Why the Long-Term Balance Is Shifting

When all factors are taken into account, the long-term balance appears to be shifting in Ukraine’s favour. Consider the following:

  • Strategic victory is not territorial alone. Russia has failed to subjugate Ukraine, install a puppet regime, or halt its Western integration. On those grounds alone, it has already lost the war’s original aims.
  • Ukraine’s fighting capacity is improving over time. It is building a domestic arms industry, producing smarter, cheaper weapons, and reducing dependence on outside aid.
  • Western support, though sometimes delayed, is enduring. The UK, Germany, France, and the US have all signed multi-year aid or security agreements. This makes sudden withdrawal of support politically difficult and strategically ill-advised.
  • Russia is bleeding resources, both human and material. Its economy is under long-term stress from sanctions. It faces demographic decline, elite brain drain, and growing internal dissent.
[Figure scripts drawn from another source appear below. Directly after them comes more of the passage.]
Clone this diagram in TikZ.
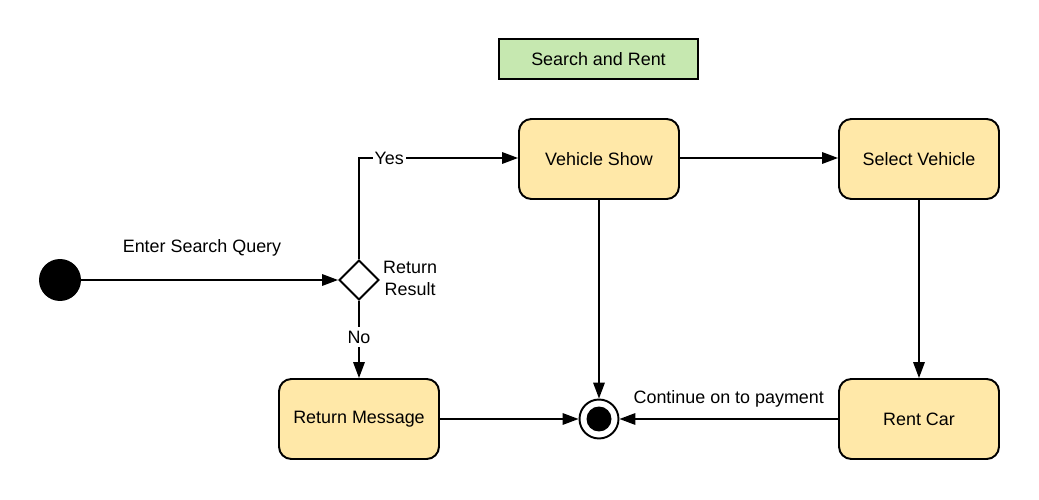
\documentclass[tikz,border=0pt]{standalone}
\usepackage{fontspec}
\setmainfont{Liberation Sans}
\usetikzlibrary{arrows.meta,shapes.geometric}
\definecolor{actyellow}{RGB}{255,232,168}
\definecolor{titlegreen}{RGB}{198,232,176}

\begin{document}
\begin{tikzpicture}[x=0.02cm, y=-0.02cm,
    font=\fontsize{10.2}{12.5}\selectfont,
    actbox/.style={draw, line width=1.1pt, rounded corners=7pt, fill=actyellow,
        minimum width=3.2cm, minimum height=1.6cm},
    flow/.style={line width=0.9pt, -{Triangle[length=9pt,width=6.5pt]}}]
    \useasboundingbox (0,0) rectangle (1039,500);

    % Titel
    \node[draw, line width=1.1pt, fill=titlegreen, minimum width=3.98cm, minimum height=0.8cm] (title) at (598.5,59) {Search and Rent};

    % Start, Entscheidung, Ende
    \node[circle, fill=black, minimum size=0.84cm, inner sep=0pt] (start) at (60,280) {};
    \node[diamond, draw, line width=1.1pt, fill=white, minimum size=0.8cm, inner sep=0pt] (decide) at (359,280) {};
    \node[circle, draw, line width=1.1pt, minimum size=0.78cm, inner sep=0pt] (stop) at (599,419) {};
    \node[circle, fill=black, minimum size=0.5cm, inner sep=0pt] at (stop) {};

    % Aktivitaeten
    \node[actbox] (show) at (599,159) {Vehicle Show};
    \node[actbox] (select) at (919,159) {Select Vehicle};
    \node[actbox] (message) at (359,419) {Return Message};
    \node[actbox] (rent) at (919,419) {Rent Car};

    % Uebergaenge
    \draw[flow] (start) -- node[pos=0.47, above=10pt] {Enter Search Query} (decide);
    \node[align=center, anchor=west] (result) at (377,278) {Return\\Result};
    \draw[flow] (decide.north) |- node[pos=0.595, fill=white, inner sep=1pt] {Yes} (show.west |- 0,158);
    \draw[flow] (decide.south) -- node[pos=0.47, fill=white, inner sep=2pt] {No} (message.north);
    \draw[flow] (show.east |- 0,158) -- (select.west |- 0,158);
    \draw[flow] (show.south) -- (stop.north);
    \draw[flow] (select.south) -- (rent.south |- rent.north);
    \draw[flow] (message.east |- 0,419) -- (stop.west);
    \draw[flow] (rent.west |- 0,419) -- node[above=3pt] {Continue on to payment} (stop.east);
\end{tikzpicture}
\end{document}
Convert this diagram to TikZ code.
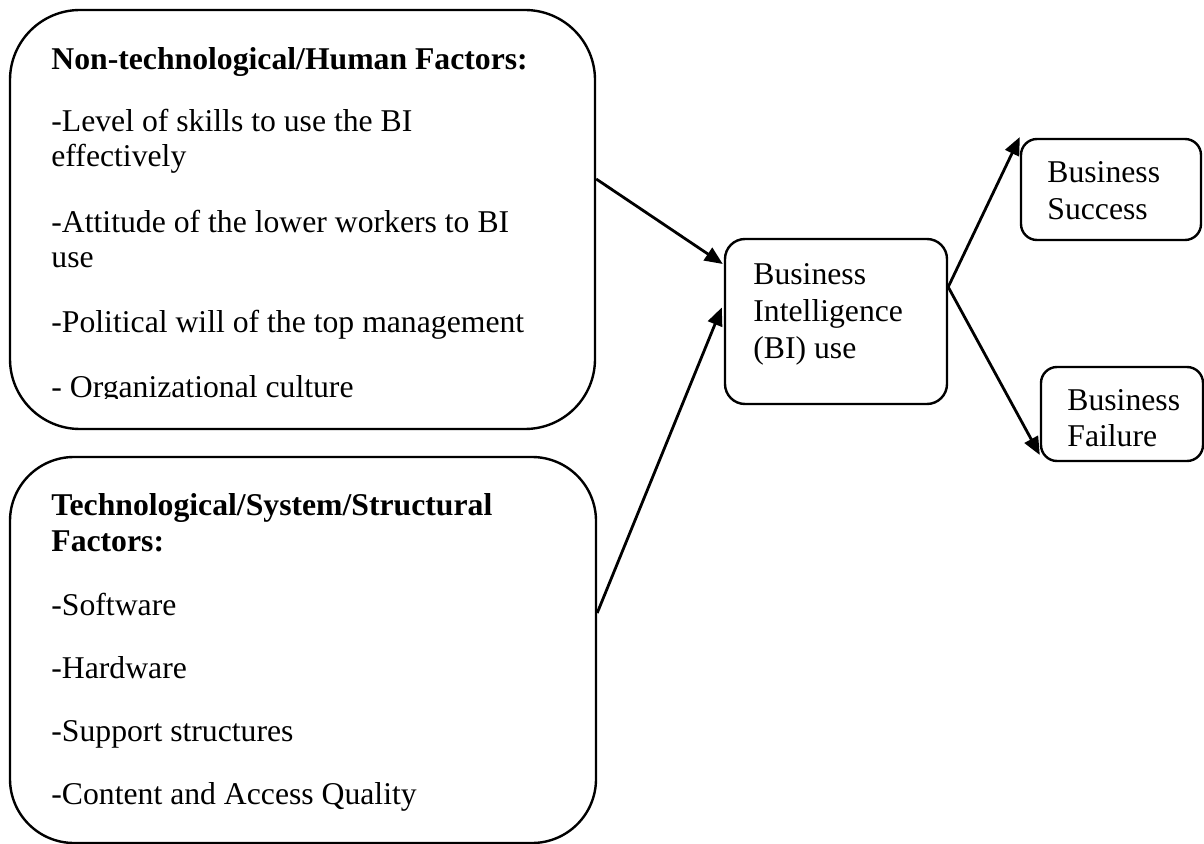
\documentclass[tikz,border=0pt]{standalone}
\usepackage{fontspec}
\setmainfont{Liberation Serif}
\usetikzlibrary{calc,arrows.meta}
\begin{document}
\begin{tikzpicture}[x=0.5pt,y=-0.5pt,
  box/.style={draw, line width=1.2pt, rectangle, inner sep=0pt},
  txt/.style={anchor=base west, inner sep=0pt, align=left,
    font=\fontsize{15.85pt}{18.35pt}\selectfont},
  txttight/.style={txt, font=\fontsize{15.85pt}{17.5pt}\selectfont},
  conn/.style={line width=1.4pt, -{Triangle[length=9pt,width=7.5pt]}}]
\useasboundingbox (0,0) rectangle (1204,844);

% factor boxes
\node[box, rounded corners=35pt, minimum width=292.5pt, minimum height=209.5pt] (nonTech) at (302.5,219.5) {};
\node[box, rounded corners=32pt, minimum width=293pt, minimum height=193pt] (tech) at (303,650) {};

% central and outcome boxes
\node[box, rounded corners=10pt, minimum width=111pt, minimum height=82.5pt] (biUse) at (836,321.5) {};
\node[box, rounded corners=8pt, minimum width=90pt, minimum height=50.5pt] (success) at (1111,189.5) {};
\node[box, rounded corners=8pt, minimum width=81pt, minimum height=47pt] (failure) at (1122,414) {};

% box texts (last line of the first box is cut at its baseline)
\begin{scope}
  \clip (0,0) rectangle (600,399);
  \node[txttight] (nonTechText) at (51,70) {\begin{tabular}[t]{@{}l@{}}
    \textbf{Non-technological/Human Factors:}\\[13.5pt]
    -Level of skills to use the BI\\
    effectively\\[15.5pt]
    -Attitude of the lower workers to BI\\
    use\\[15pt]
    -Political will of the top management\\[15pt]
    - Organizational culture
  \end{tabular}};
\end{scope}

\node[txt] (techText) at (51,515) {\begin{tabular}[t]{@{}l@{}}
    \textbf{Technological/System/Structural}\\
    \textbf{Factors:}\\[13.3pt]
    -Software\\[13.3pt]
    -Hardware\\[13.3pt]
    -Support structures\\[13.3pt]
    -Content and Access Quality
  \end{tabular}};

\node[txt] (biText) at (753,285) {\begin{tabular}[t]{@{}l@{}}
    Business\\ Intelligence\\ (BI) use
  \end{tabular}};
\node[txt] (successText) at (1047,183) {\begin{tabular}[t]{@{}l@{}}
    Business\\ Success
  \end{tabular}};
\node[txt] (failureText) at (1067,410) {\begin{tabular}[t]{@{}l@{}}
    Business\\ Failure
  \end{tabular}};

% connectors
\coordinate (fork) at ($(biUse.east)+(0,-34.5)$);
\draw[conn] ($(nonTech.east)+(0,-40.5)$) -- ($(biUse.west)+(-1,-57.5)$);
\draw[conn] ($(tech.east)+(0,-37)$) -- ($(biUse.west)+(-2,-14)$);
\draw[conn] (fork) -- ($(success.west)+(0,-52.5)$);
\draw[conn] (fork) -- ($(failure.west)+(0,41)$);
\end{tikzpicture}
\end{document}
Time, ironically, may not favour Russia — but Ukraine. The longer the war goes on, the more capable, resilient, and independent Ukraine becomes. Russia, by contrast, is locking itself into a downward spiral of militarisation, repression, and isolation.

What Victory Might Look Like

Victory for Ukraine may not look like a Hollywood ending. Crimea might not be retaken by force. There may be compromises, demilitarised zones, or frozen conflicts. But if Ukraine:

  • Preserves its sovereignty and democracy;
  • Reclaims the majority of occupied territory;
  • Becomes militarily self-sufficient and NATO-compatible;
  • And deters future Russian aggression through strength—

…then it will have won historically, strategically, and morally.
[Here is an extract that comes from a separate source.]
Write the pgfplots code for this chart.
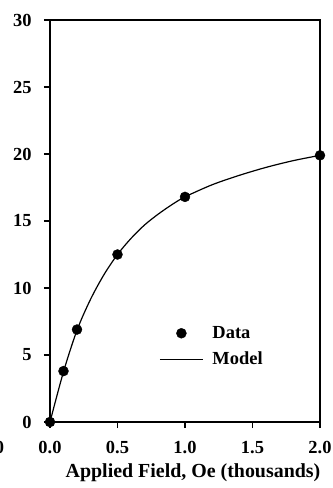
\documentclass[border=0pt]{standalone}
\usepackage{fontspec}
\setmainfont{Liberation Serif}
\usepackage{pgfplots}
\pgfplotsset{compat=1.18}
\begin{document}
\begin{tikzpicture}
\path[use as bounding box] (-50bp,-66bp) rectangle (283bp,422bp);
\begin{axis}[
  at={(0,0)}, anchor=south west,
  scale only axis, width=270bp, height=402bp,
  xmin=0, xmax=2, ymin=0, ymax=30,
  clip=false,
  axis line style={line width=1.3bp},
  every tick/.style={line width=1.3bp, black},
  tick align=outside, major tick length=6bp,
  xtick pos=bottom, ytick pos=left,
  xtick={0,0.5,1,1.5,2}, ytick={0,5,10,15,20,25,30},
  /pgf/number format/assume math mode=true,
  xticklabel style={/pgf/number format/.cd, fixed, fixed zerofill, precision=1, /tikz/.cd, yshift=-10bp},
  yticklabel style={xshift=-9bp},
  ticklabel style={font=\bfseries\fontsize{18.5}{20}\selectfont},
  xlabel={Applied Field, Oe (thousands)},
  xlabel style={font=\bfseries\fontsize{20}{22}\selectfont, xshift=8bp, yshift=-3bp},
  legend style={draw=none, fill=none, at={(0.393,0.248)}, anchor=north west,
    font=\bfseries\fontsize{18.5}{20}\selectfont, row sep=8bp},
  legend cell align=left,
  legend image code/.code={\draw[mark repeat=2,mark phase=2,#1] plot coordinates {(0bp,0bp) (21.5bp,0bp) (43bp,0bp)};\path (50bp,0bp);},
]
\addplot[only marks, mark=*, mark size=5bp, black] coordinates {
  (0,0) (0.1,3.8) (0.2,6.9) (0.5,12.5) (1.0,16.8) (2.0,19.9)
};
\addlegendentry{Data}
\addplot[black, line width=1.2bp, smooth, no marks] coordinates {
  (0,0) (0.1,3.75) (0.2,6.85) (0.3,9.15) (0.4,11.0) (0.5,12.5) (0.6,13.7)
  (0.7,14.7) (0.8,15.5) (0.9,16.2) (1.0,16.8) (1.2,17.7) (1.4,18.4)
  (1.6,19.0) (1.8,19.5) (2.0,19.9)
};
\addlegendentry{Model}
\node[font=\bfseries\fontsize{18.5}{20}\selectfont, anchor=base] at (rel axis cs:-0.187,-0.078) {0};
\end{axis}
\end{tikzpicture}
\end{document}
That outcome is no longer far-fetched. It is, increasingly, within reach.


Author’s Note: The war in Ukraine remains unpredictable, and any military forecast must be cautious. However, when innovation, morale, alliances, and learning curves are factored in, the conclusion becomes clear: Ukraine is not only holding the line — it is redefining what victory looks like in modern warfare.